▶ [Data section]:
— start —
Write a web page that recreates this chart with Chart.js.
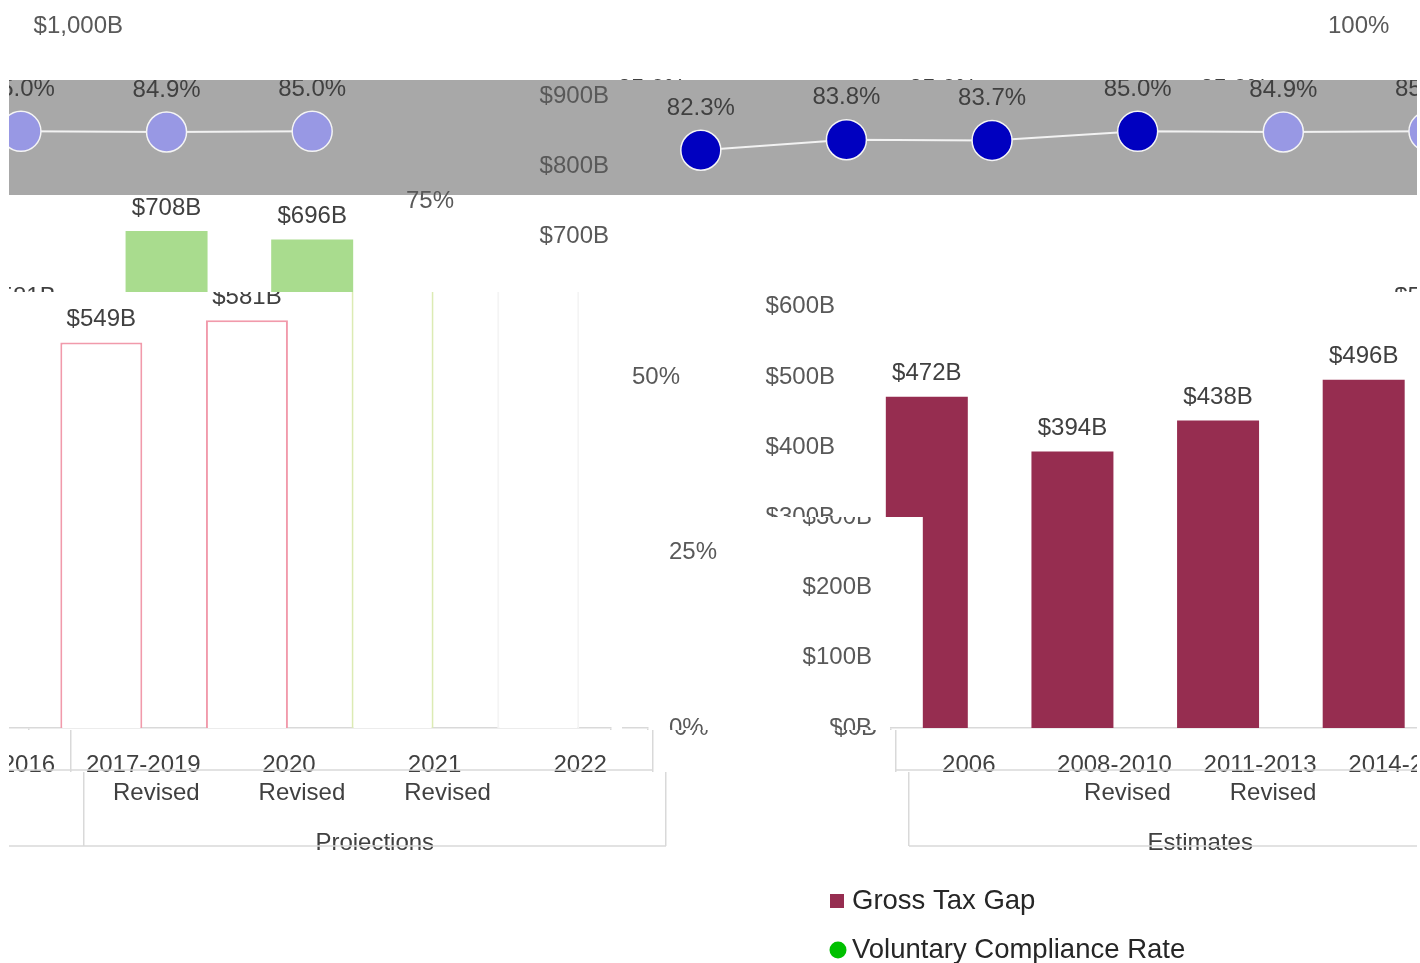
<!DOCTYPE html>
<html>
<head>
<meta charset="utf-8">
<title>Gross Tax Gap and Voluntary Compliance Rate</title>
<script src="https://cdn.jsdelivr.net/npm/chart.js@4.4.1/dist/chart.umd.min.js"></script>
<style>
  html, body { margin: 0; padding: 0; background: #fff; }
  #out { display: block; }
  #work { position: absolute; left: -3000px; top: 0; }
</style>
</head>
<body>
<canvas id="out" width="1420" height="963"></canvas>
<div id="work">
  <canvas id="srcMain" width="1408" height="963"></canvas>
  <canvas id="srcAlt" width="1408" height="963"></canvas>
</div>
<script>
// ===== Data =====
const categories = [
  ["2006"],
  ["2008-2010", "Revised"],
  ["2011-2013", "Revised"],
  ["2014-2016"],
  ["2017-2019", "Revised"],
  ["2020", "Revised"],
  ["2021", "Revised"],
  ["2022"]
];
const phases = ["Estimates", "Estimates", "Estimates", "Estimates",
                "Projections", "Projections", "Projections", "Projections"];
const groupLabels = ["Estimates", "Projections"];

const grossTaxGap = [472, 394, 438, 496, 549, 581, 708, 696];        // $ billions
const complianceRate = [82.3, 83.8, 83.7, 85.0, 84.9, 85.0, 84.9, 85.0]; // percent

const dollarTicks = [0, 100, 200, 300, 400, 500, 600, 700, 800, 900, 1000];
const percentTicks = [0, 25, 50, 75, 100];

// ===== Styles =====
const FONT = "'Liberation Sans', Arial, sans-serif";
const MAROON = "#962d50";
const DOT_EST = "#0000c0";
const DOT_PROJ = "#9898e4";
const RULE = "#d9d9d9";
const LEGEND_SWATCH = { "Gross Tax Gap": MAROON, "Voluntary Compliance Rate": "#00c000" };
// outline of the hollow projection bars, per category
const projOutline = [null, null, null, null, "#f19aab", "#f19aab", "#dcebb4", "#f4f4f4"];

Chart.defaults.font.family = FONT;

// ===== Plugins =====
const valueLabels = {
  id: "valueLabels",
  afterDatasetsDraw(chart) {
    const ctx = chart.ctx;
    ctx.save();
    ctx.font = "24px " + FONT;
    ctx.fillStyle = "#404040";
    ctx.textAlign = "center";
    ctx.textBaseline = "middle";
    chart.data.datasets.forEach((ds, i) => {
      const meta = chart.getDatasetMeta(i);
      meta.data.forEach((el, j) => {
        const v = ds.data[j];
        if (ds.type === "line") {
          ctx.fillText(v.toFixed(1) + "%", el.x, el.y - 42);
        } else {
          ctx.fillText("$" + v + "B", el.x, el.y - 23);
        }
      });
    });
    ctx.restore();
  }
};

// thin rules between the two label levels and under the group labels
const axisRules = {
  id: "axisRules",
  afterDraw(chart) {
    const { ctx, chartArea } = chart;
    const x2 = chart.scales.x2;
    ctx.save();
    ctx.strokeStyle = RULE;
    ctx.lineWidth = 1.5;
    [chartArea.bottom + 42, x2.bottom - 4].forEach(y => {
      ctx.beginPath();
      ctx.moveTo(chartArea.left, y);
      ctx.lineTo(chartArea.right, y);
      ctx.stroke();
    });
    ctx.restore();
  }
};

const stackedLegend = {
  id: "stackedLegend",
  afterDraw(chart) {
    const ctx = chart.ctx;
    const left = chart.chartArea.left - 24;
    const rows = [chart.height - 62, chart.height - 13];
    const order = ["Gross Tax Gap", "Voluntary Compliance Rate"];
    ctx.save();
    ctx.font = "27.5px " + FONT;
    ctx.textBaseline = "middle";
    ctx.textAlign = "left";
    order.forEach((name, i) => {
      const y = rows[i];
      ctx.fillStyle = LEGEND_SWATCH[name];
      if (i === 0) {
        ctx.fillRect(left, y - 7, 14, 14);
      } else {
        ctx.beginPath();
        ctx.arc(left + 8, y, 8.5, 0, Math.PI * 2);
        ctx.fill();
      }
      ctx.fillStyle = "#262626";
      ctx.fillText(name, left + 22, y);
    });
    ctx.restore();
  }
};

// ===== Chart config =====
function buildConfig(projFill, outlined) {
  const isEst = p => p === "Estimates";
  return {
    type: "bar",
    data: {
      labels: categories,
      datasets: [
        {
          type: "line",
          label: "Voluntary Compliance Rate",
          data: complianceRate,
          yAxisID: "y2",
          borderColor: "rgba(245,245,245,0.95)",
          borderWidth: 2,
          pointRadius: 20,
          pointHoverRadius: 20,
          pointBackgroundColor: phases.map(p => isEst(p) ? DOT_EST : DOT_PROJ),
          pointBorderColor: "#f4f4f4",
          pointBorderWidth: 1.5
        },
        {
          type: "bar",
          label: "Gross Tax Gap",
          data: grossTaxGap,
          yAxisID: "y",
          backgroundColor: phases.map(p => isEst(p) ? MAROON : projFill),
          borderColor: phases.map((p, i) => isEst(p) ? MAROON : (projOutline[i] || projFill)),
          borderWidth: phases.map(p => (isEst(p) || !outlined) ? 0 : 2),
          categoryPercentage: 1,
          barPercentage: 0.563
        }
      ]
    },
    options: {
      responsive: false,
      maintainAspectRatio: false,
      devicePixelRatio: 1,
      animation: false,
      layout: { padding: { top: 26, bottom: 113, left: 0, right: 0 } },
      plugins: { legend: { display: false }, tooltip: { enabled: false } },
      scales: {
        x: {
          type: "category",
          position: "bottom",
          offset: true,
          grid: {
            offset: true,
            drawOnChartArea: false,
            drawTicks: true,
            tickLength: 78,
            lineWidth: 1.5,
            color: c => (c.index === undefined || c.index % 4 === 0) ? RULE : "rgba(0,0,0,0)"
          },
          border: { display: true, color: RULE, width: 1.5 },
          ticks: {
            padding: -55,
            autoSkip: false,
            maxRotation: 0,
            color: "#404040",
            font: { size: 24, lineHeight: 1.17 }
          },
          afterFit: s => { s.height = 78; s.paddingLeft = 0; s.paddingRight = 0; }
        },
        x2: {
          type: "category",
          labels: groupLabels,
          position: "bottom",
          offset: true,
          weight: 1,
          grid: { offset: true, drawOnChartArea: false, drawTicks: true, tickLength: 40, lineWidth: 1.5, color: RULE },
          border: { display: false },
          ticks: { padding: -17, color: "#404040", font: { size: 24 } },
          afterFit: s => { s.height = 44; s.paddingLeft = 0; s.paddingRight = 0; }
        },
        y: {
          position: "left",
          min: 0,
          max: 1000,
          afterBuildTicks: s => { s.ticks = dollarTicks.map(v => ({ value: v })); },
          grid: { display: false, drawTicks: false },
          border: { display: false },
          ticks: {
            padding: 19,
            color: "#595959",
            font: { size: 24 },
            callback: v => "$" + Number(v).toLocaleString("en-US") + "B"
          },
          afterFit: s => { s.width = 114; s.paddingTop = 0; s.paddingBottom = 0; }
        },
        y2: {
          position: "right",
          min: 0,
          max: 100,
          afterBuildTicks: s => { s.ticks = percentTicks.map(v => ({ value: v })); },
          grid: { display: false, drawTicks: false },
          border: { display: false },
          ticks: {
            padding: 21,
            color: "#595959",
            font: { size: 24 },
            callback: v => v + "%"
          },
          afterFit: s => { s.width = 129; s.paddingTop = 0; s.paddingBottom = 0; }
        }
      }
    },
    plugins: [valueLabels, axisRules, stackedLegend]
  };
}

const mainChart = new Chart(document.getElementById("srcMain"), buildConfig("#ffffff", true));
const altChart = new Chart(document.getElementById("srcAlt"), buildConfig("#a9dc8e", false));

// ===== Band composition (shifted, wrapped strips as in the reference) =====
const WRAP = 1408;
const LEFT = 9;
const BASE_SHIFT = 731;
const bands = [
  { y0: 0,   y1: 80,  dx: 696 },
  { y0: 80,  y1: 195, dx: -226, fill: "#a8a8a8" },
  { y0: 195, y1: 292, dx: -226, alt: true },
  { y0: 292, y1: 730, dx: 0 },
  { y0: 517, y1: 730, dx: 37, xs: [[622, 726], [742, 923]] },
  { y0: 730, y1: 772, dx: 42 },
  { y0: 772, y1: 850, dx: 55 },
  { y0: 850, y1: 963, dx: 0 }
];

function compose() {
  const out = document.getElementById("out");
  const ctx = out.getContext("2d");
  ctx.fillStyle = "#ffffff";
  ctx.fillRect(0, 0, out.width, out.height);
  bands.forEach(b => {
    const src = b.alt ? altChart.canvas : mainChart.canvas;
    const h = b.y1 - b.y0;
    const x0 = LEFT + (((BASE_SHIFT + b.dx) % WRAP) + WRAP) % WRAP;
    ctx.save();
    ctx.beginPath();
    if (b.xs) {
      b.xs.forEach(([a, z]) => ctx.rect(a, b.y0, z - a, h));
      ctx.clip();
      ctx.fillStyle = "#ffffff";
      ctx.fill();
    } else {
      ctx.rect(LEFT, b.y0, WRAP, h);
      ctx.clip();
    }
    if (b.fill) {
      ctx.fillStyle = b.fill;
      ctx.fillRect(LEFT, b.y0, WRAP, h);
    }
    ctx.drawImage(src, 0, b.y0, WRAP, h, x0, b.y0, WRAP, h);
    ctx.drawImage(src, 0, b.y0, WRAP, h, x0 - WRAP, b.y0, WRAP, h);
    ctx.restore();
  });
}

compose();
</script>
</body>
</html>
— end —
▶ [What you will do]:
Repeat the lines of the listing above verbatim, beginning at its first line and ending at the line containing "Chart.defaults.font.family = FONT;", which is included. Omit pictures.

▶ [Complete answer]:
Write a web page that recreates this chart with Chart.js.
<!DOCTYPE html>
<html>
<head>
<meta charset="utf-8">
<title>Gross Tax Gap and Voluntary Compliance Rate</title>
<script src="https://cdn.jsdelivr.net/npm/chart.js@4.4.1/dist/chart.umd.min.js"></script>
<style>
  html, body { margin: 0; padding: 0; background: #fff; }
  #out { display: block; }
  #work { position: absolute; left: -3000px; top: 0; }
</style>
</head>
<body>
<canvas id="out" width="1420" height="963"></canvas>
<div id="work">
  <canvas id="srcMain" width="1408" height="963"></canvas>
  <canvas id="srcAlt" width="1408" height="963"></canvas>
</div>
<script>
// ===== Data =====
const categories = [
  ["2006"],
  ["2008-2010", "Revised"],
  ["2011-2013", "Revised"],
  ["2014-2016"],
  ["2017-2019", "Revised"],
  ["2020", "Revised"],
  ["2021", "Revised"],
  ["2022"]
];
const phases = ["Estimates", "Estimates", "Estimates", "Estimates",
                "Projections", "Projections", "Projections", "Projections"];
const groupLabels = ["Estimates", "Projections"];

const grossTaxGap = [472, 394, 438, 496, 549, 581, 708, 696];        // $ billions
const complianceRate = [82.3, 83.8, 83.7, 85.0, 84.9, 85.0, 84.9, 85.0]; // percent

const dollarTicks = [0, 100, 200, 300, 400, 500, 600, 700, 800, 900, 1000];
const percentTicks = [0, 25, 50, 75, 100];

// ===== Styles =====
const FONT = "'Liberation Sans', Arial, sans-serif";
const MAROON = "#962d50";
const DOT_EST = "#0000c0";
const DOT_PROJ = "#9898e4";
const RULE = "#d9d9d9";
const LEGEND_SWATCH = { "Gross Tax Gap": MAROON, "Voluntary Compliance Rate": "#00c000" };
// outline of the hollow projection bars, per category
const projOutline = [null, null, null, null, "#f19aab", "#f19aab", "#dcebb4", "#f4f4f4"];

Chart.defaults.font.family = FONT;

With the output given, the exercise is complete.